My next breath was an exasperated huff. I’d had it with people—and non-people—taking liberties with moral norms! Personal boundaries—whether body, mind, or home—were not up for negotiation!

“Get out of Emma, and don’t ever ‘push her over’ again!” I propped both hands on my hips, hoping to look threatening, though surely he knew I wouldn’t hurt my best friend, even to hurt him. “Pick another intermediary.
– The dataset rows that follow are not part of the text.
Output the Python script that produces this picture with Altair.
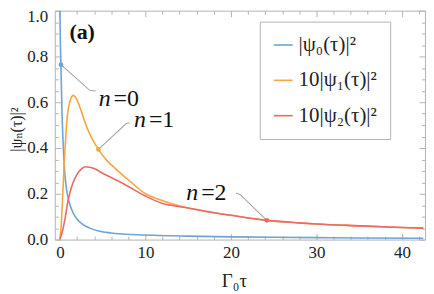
import altair as alt
import pandas as pd

# ---------------- data ----------------
series_names = ["|ψ₀(τ)|²", "10|ψ₁(τ)|²", "10|ψ₂(τ)|²"]
series_colors = ["#6FA3D5", "#F6A543", "#EA6A66"]

psi0_x = [0.0, 0.05, 0.12, 0.25, 0.39, 0.55, 0.77, 1.0, 1.55, 2.0, 2.7, 3.5,
          4.65, 6.0, 8.5, 11.6, 15.0, 20.0, 25.0, 30.0, 35.0, 42.5]
psi0_y = [1.0, 0.87, 0.76, 0.55, 0.41, 0.30, 0.22, 0.175, 0.116, 0.09, 0.065, 0.05,
          0.036, 0.029, 0.022, 0.018, 0.015, 0.012, 0.010, 0.0085, 0.007, 0.006]

psi1_x = [0.0, 0.15, 0.3, 0.5, 0.7, 0.9, 1.15, 1.55, 2.0, 2.5, 3.0, 3.7, 4.5,
          5.5, 6.5, 8.5, 10.0, 11.6, 13.0, 15.0, 18.2, 20.0, 24.2, 27.9, 30.0,
          35.0, 40.0, 42.5]
psi1_y = [0.0, 0.06, 0.17, 0.33, 0.46, 0.55, 0.60, 0.63, 0.61, 0.56, 0.505, 0.445, 0.394,
          0.345, 0.31, 0.245, 0.2, 0.175, 0.158, 0.138, 0.116, 0.106, 0.084, 0.073, 0.068,
          0.06, 0.053, 0.05]

psi2_x = [0.0, 0.25, 0.58, 0.9, 1.16, 1.5, 2.0, 2.5, 3.0, 3.5, 4.0, 5.0, 6.6, 8.0,
          10.0, 12.0, 13.0, 15.0, 18.2, 20.0, 24.2, 27.9, 30.0, 35.0, 40.0, 42.5]
psi2_y = [0.0, 0.03, 0.087, 0.16, 0.203, 0.245, 0.285, 0.308, 0.318, 0.316, 0.31, 0.29,
          0.26, 0.232, 0.19, 0.158, 0.15, 0.138, 0.116, 0.106, 0.084, 0.073, 0.068,
          0.06, 0.053, 0.05]

# callout points on each curve
marker_x = [0.12, 4.5, 24.2]
marker_y = [0.764, 0.394, 0.084]
callout_labels = ["=0", "=1", "=2"]

x_major = [0, 10, 20, 30, 40]
x_minor = [2, 4, 6, 8, 12, 14, 16, 18, 22, 24, 26, 28, 32, 34, 36, 38, 42]
y_major_low = [0.0, 0.2, 0.4, 0.6, 0.8]
y_top = [1.0]
y_minor = [0.05, 0.1, 0.15, 0.25, 0.3, 0.35, 0.45, 0.5, 0.55, 0.65, 0.7, 0.75,
           0.85, 0.9, 0.95]

# ---------------- tables ----------------
rows = []
for name, xs_, ys_ in zip(series_names, [psi0_x, psi1_x, psi2_x], [psi0_y, psi1_y, psi2_y]):
    for i, (a, b) in enumerate(zip(xs_, ys_)):
        rows.append({"series": name, "x": a, "y": b, "i": i})
curves = pd.DataFrame(rows)

markers = pd.DataFrame({"series": series_names, "x": marker_x, "y": marker_y})

ann = pd.DataFrame({
    "x": [6.16, 10.29, 16.4],
    "y": [0.583, 0.493, 0.174],
    "label": callout_labels,
})
leaders = pd.DataFrame({
    "g": [0, 0, 0, 1, 1, 1, 2, 2, 2],
    "o": [0, 1, 2] * 3,
    "x": [marker_x[0], 3.49, 4.19, marker_x[1], 7.76, 8.14, marker_x[2], 21.1, 20.6],
    "y": [marker_y[0], 0.652, 0.649, marker_y[1], 0.507, 0.51, marker_y[2], 0.196, 0.203],
})
panel = pd.DataFrame({"x": [2.6], "y": [0.878], "t": ["(a)"]})
dummy = pd.DataFrame({"x": [0.0, 40.0], "y": [0.0, 1.0]})

SERIF = "'Liberation Serif', 'DejaVu Serif Condensed', 'DejaVu Serif', serif"
FRAME = "#b3b3b3"
INK = "#222222"

xs = alt.Scale(domain=[-0.6, 42.7], nice=False, zero=False)
ys = alt.Scale(domain=[0, 1.0], nice=False)
cs = alt.Scale(domain=series_names, range=series_colors)

main_x_axis = alt.Axis(orient="bottom", values=x_major, ticks=False, domain=False, grid=False,
                       labelFont=SERIF, labelFontSize=17, labelColor=INK,
                       labelPadding=5, title="Γ₀τ", titleFont=SERIF,
                       titleFontSize=19, titleFontWeight="normal", titleColor=INK,
                       titleX=180, titleY=47, titleBaseline="alphabetic")
main_y_axis = alt.Axis(orient="left", values=y_major_low, format=".1f", ticks=False,
                       domain=False, grid=False, labelFont=SERIF, labelFontSize=17,
                       labelColor=INK, labelPadding=7, title="|ψₙ(τ)|²",
                       titleFont=SERIF, titleFontSize=16, titleFontWeight="normal",
                       titleColor=INK, titleAngle=270, titleX=-38, titleY=119,
                       titleAlign="center", titleBaseline="middle")

lines = alt.Chart(curves).mark_line(strokeWidth=1.6, clip=True, interpolate="monotone").encode(
    x=alt.X("x:Q", scale=xs, axis=main_x_axis),
    y=alt.Y("y:Q", scale=ys, axis=main_y_axis),
    color=alt.Color("series:N", scale=cs, sort=series_names,
                    legend=alt.Legend(title=None, orient="none", legendX=206, legendY=11,
                                      fillColor="white", strokeColor=FRAME, padding=13,
                                      rowPadding=13.5, labelFont=SERIF, labelFontSize=21,
                                      labelColor=INK, symbolType="stroke",
                                      symbolStrokeWidth=1.6, symbolSize=361,
                                      labelOffset=5)),
    detail="series:N",
    order="i:Q",
)

leader_lines = alt.Chart(leaders).mark_line(color="#a6a6a6", strokeWidth=1.1).encode(
    x=alt.X("x:Q", scale=xs, axis=None),
    y=alt.Y("y:Q", scale=ys, axis=None),
    detail="g:N",
    order="o:Q",
)

dots = alt.Chart(markers).mark_point(filled=True, size=22, opacity=1).encode(
    x=alt.X("x:Q", scale=xs, axis=None),
    y=alt.Y("y:Q", scale=ys, axis=None),
    color=alt.Color("series:N", scale=cs, legend=None),
)

n_text = alt.Chart(ann).mark_text(text="n", font=SERIF, fontStyle="italic", fontSize=24,
                                  align="right", baseline="alphabetic", dx=-2,
                                  color="#111").encode(
    x=alt.X("x:Q", scale=xs, axis=None), y=alt.Y("y:Q", scale=ys, axis=None))
num_text = alt.Chart(ann).mark_text(font=SERIF, fontSize=24, align="left",
                                    baseline="alphabetic", dx=1, color="#111").encode(
    x=alt.X("x:Q", scale=xs, axis=None), y=alt.Y("y:Q", scale=ys, axis=None),
    text="label:N")
panel_text = alt.Chart(panel).mark_text(font=SERIF, fontSize=22, fontWeight="bold",
                                        align="center", baseline="alphabetic",
                                        color="#111").encode(
    x=alt.X("x:Q", scale=xs, axis=None), y=alt.Y("y:Q", scale=ys, axis=None),
    text="t:N")


def tick_layer(xorient, yorient, xvals, yvals, size):
    common = dict(labels=False, domain=False, grid=False, title=None, ticks=True,
                  tickColor=FRAME, tickWidth=1, tickSize=size, offset=-size)
    return alt.Chart(dummy).mark_point(opacity=0).encode(
        x=alt.X("x:Q", scale=xs, axis=alt.Axis(orient=xorient, values=xvals, **common)),
        y=alt.Y("y:Q", scale=ys, axis=alt.Axis(orient=yorient, values=yvals, **common)),
    )


ticks = [
    tick_layer("bottom", "left", x_major, y_major_low + y_top, 6),
    tick_layer("bottom", "left", x_minor, y_minor, 3.5),
    tick_layer("top", "right", x_major, y_major_low + y_top, 6),
    tick_layer("top", "right", x_minor, y_minor, 3.5),
]

top_label = alt.Chart(dummy).mark_point(opacity=0).encode(
    y=alt.Y("y:Q", scale=ys, axis=alt.Axis(orient="left", values=y_top, format=".1f",
                                          ticks=False, domain=False, grid=False,
                                          title=None, labelFont=SERIF, labelFontSize=17,
                                          labelColor=INK, labelPadding=7,
                                          labelBaseline="top", labelOffset=-2)),
)

chart = alt.layer(
    *ticks, top_label, leader_lines, lines, dots, n_text, num_text, panel_text
).resolve_axis(x="independent", y="independent").properties(
    width=372, height=230,
    padding={"left": 47, "top": 2, "right": 1, "bottom": 54},
    autosize=alt.AutoSizeParams(type="none"),
    background="white",
).configure_view(stroke=FRAME, strokeWidth=1)

chart.save("out.html", embed_options={"renderer": "svg", "actions": False})
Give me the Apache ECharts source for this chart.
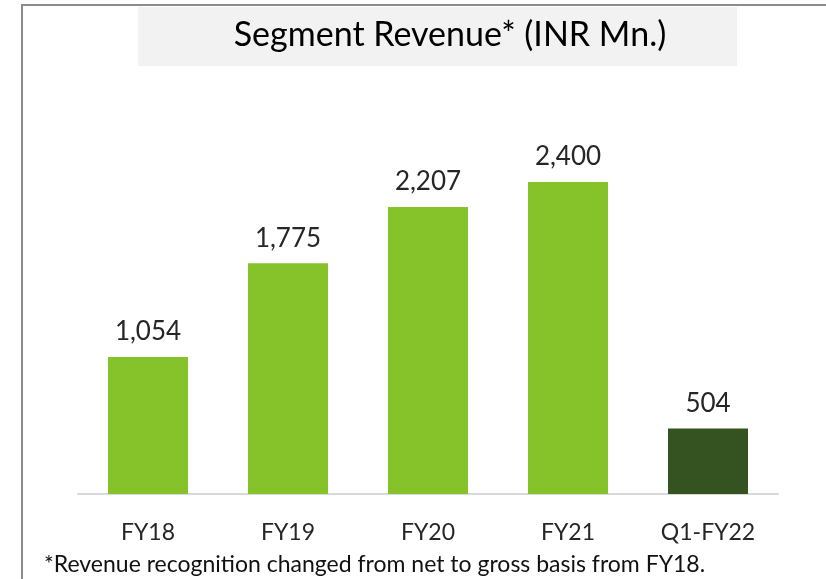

Or better yet, stay out of my friends and away from me!”

Alec’s sigh slipped through Emma’s lips. “I would gladly use another body—preferably one without breasts…” My best friend glanced down at her own chest as if she didn’t know what to do with such generous curves. “Unfortunately, you don’t surround yourself with many potential intermediaries.” A hint of desperation leaked through onto Emma’s features. “But I swear to you, on both my life and my soul, that if you help me—if you let us help each other—my need for an intermediary will soon be a thing of the past.”

I blinked at Emma/Alec in disbelief. “You’re asking me for a favor?”

Emma’s head nodded steadily. “And offering one, as well.”

Curiosity overwhelmed me, in spite of my desperation to put Emma back in control of her body. “What could you possibly do for me?”

His smile widened on her face, and Emma’s straight white teeth seemed to taunt me. “Return your damaged lover.”

My what?

Confusion must have shown clearly on my face, because Emma/Alec raised both brows in a rather masculine look of amusement. “Your boyfriend. Nash. I assume you remember him. Or does the heart forget so soon?”

Terror shot through me in a jolt of white-hot adrenaline, then settled into my gut like lead. My free hand gripped the back of Emma’s desk chair and I sank into it, stunned. “What are you talking about?”